Mission Timeline: Rover Egress Steps

Rover Egress Process

STEP ONE:  Deploy the Pancam mast and the high-gain antenna

The last act of entry, descent, and landing and the beginning of egress is to initiate deployment of the Pancam Mast Assembly and the high-gain antenna. After the pancam mast assembly is deployed, a visual survey of the rover and the surrounding area is performed in preparation for the ground-directed adjustments leading up to rover egress.

STEP TWO:  Characterize the lander, the landing site and the surrounding terrain

The lander and surrounding terrain is first imaged using the Hazcams. Navcam and Pancam panoramas are then taken. The combination of these images provides information regarding the deployment of the egress aids, the presence of airbag material or other debris on the lander petals , the height of the lander above the terrain, and the availability of viable egress paths from the lander. Note that the Navcam images have two blind spots that are obscured by the secondary solar arrays. In order for the ground to see viable backup egress paths, the rover needs to turn on the lander deck.

Once the images have been taken, the high-gain antenna is deployed to allow X-band direct to Earth (DTE) communications on the following day.

This deployment is followed by a determination of the sun´s position using the Pancam, which allows the Rover to determine its azimuth direction ­ that is, to determine which way is north, south, east, and west. The rover shuts itself down (turns off its computer) until the next available UHF pass during which the EDL and deployment data are retransmitted.

STEP THREE:  Rover stand-up

The automated standup sequence guides the deployment the rover rocker-bogie mobility system. In this sequence, a rover lift mechanism lifts the rover, allowing the rockers to be deployed. The lift mechanism then lowers the rover, and the bogies are deployed. Hazcam images are collected throughout this process to provide diagnostic data.

The Rover is now approximately 12 inches higher off of the Lander, and therefore has a better view of the surrounding terrain. Additional images of the martian landscape are then acquired for return to Earth.

STEP FOUR:  Conduct calibration of the science instruments

The Calibration Campaign consists of all of the activities required to assess the health or initial state of the instruments and targets, and spans the period following completion of the rover critical deployments through the post-egress period. Some of the measurements function as post-landing health checks while other measurements serve as early baseline measurements that need to be taken before dust accumulates on the targets or magnets.

Red Rover Goes to Mars is a public outreach investigation that gives student representatives an opportunity to participate in a Mars mission in cooperation with the science team. The observational target for this activity is a DVD mounted on the lander deck in a location where a camera may image it, and includes a student magnet experiment.

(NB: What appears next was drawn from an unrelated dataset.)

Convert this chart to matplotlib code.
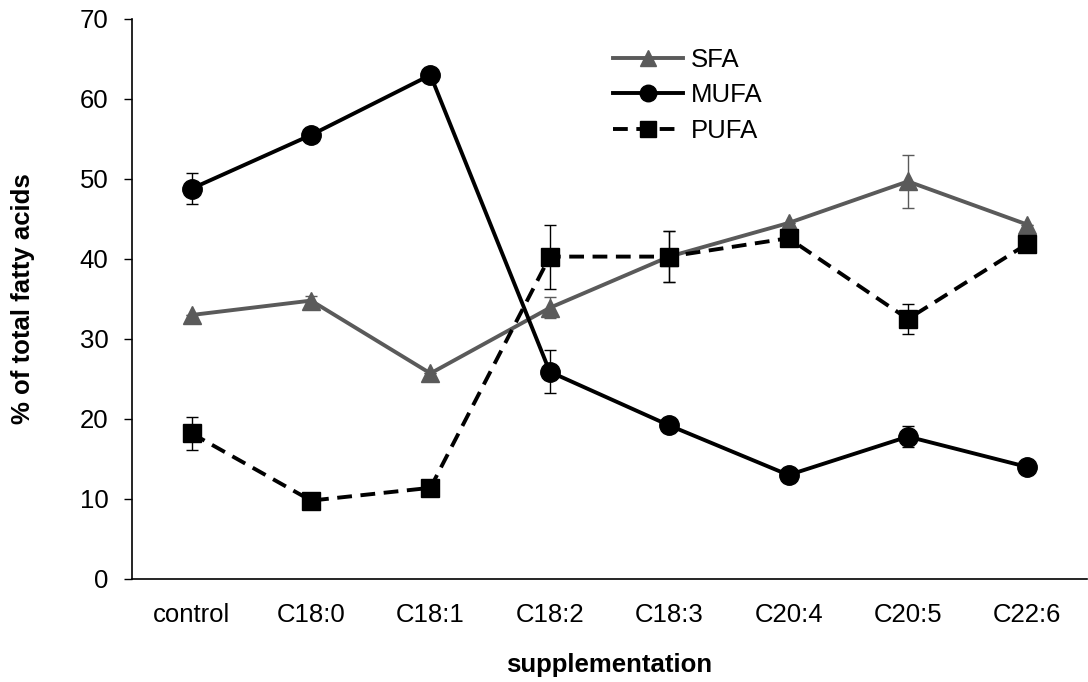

Three imaging opportunities are available to image the DVD using either the Pancam or the Navcam. The first opportunity occurs during the pre-standup period. The second opportunity occurs during the Pancam mission success panorama that includes an image of the target.

One criterion for mission success is the return of two panoramic images. After rover standup, but prior to egress from the rover, the Pancam and Mini-TES acquire 360º panoramic images of the landing site. Other opportunities are available following egress to acquire this image; however, use of the pre-egress opportunity minimizes any risk arising from an anomalous egress.

STEP FIVE:  Select a suitable egress path

Once the rover standup sequence is completed, the lander petals are adjusted to their final egress configurations and are hyper-extended, if necessary. The lander´s connection to the rover is then cut, and the rover is commanded to turn to the identified egress direction.

STEP SIX:  Drive the rover onto the martian surface.

As the final step, the rover drives off of the lander deck onto the surface of Mars.

Once on the Mars surface, the rover begins its surface mission. At this point the lander is a lifeless shell, having served its purpose in protecting and delivering the rover.

Each rover uses a stereo pair of navigation cameras (Navcams) in addition to the panoramic cameras (Pancams) on the mast, to image prospective travel paths and science targets. Once the target objective is selected by the flight team, each six-wheeled rover travels to the selected target areas using an inertial measurement unit (IMU) and two lower sets of stereo hazard-avoidance cameras (Hazcams), mounted front and aft on the rover bodies under the solar panels. The Hazcam images supply data about the upcoming terrain to software onboard, which can autonomously navigate the rover to the selected area, or can stop to get updated instructions from Earth if conditions are unexpectedly challenging. The rover estimates its processing using the IMU data and wheel odometry to "dead reckon" when it has reached its destination.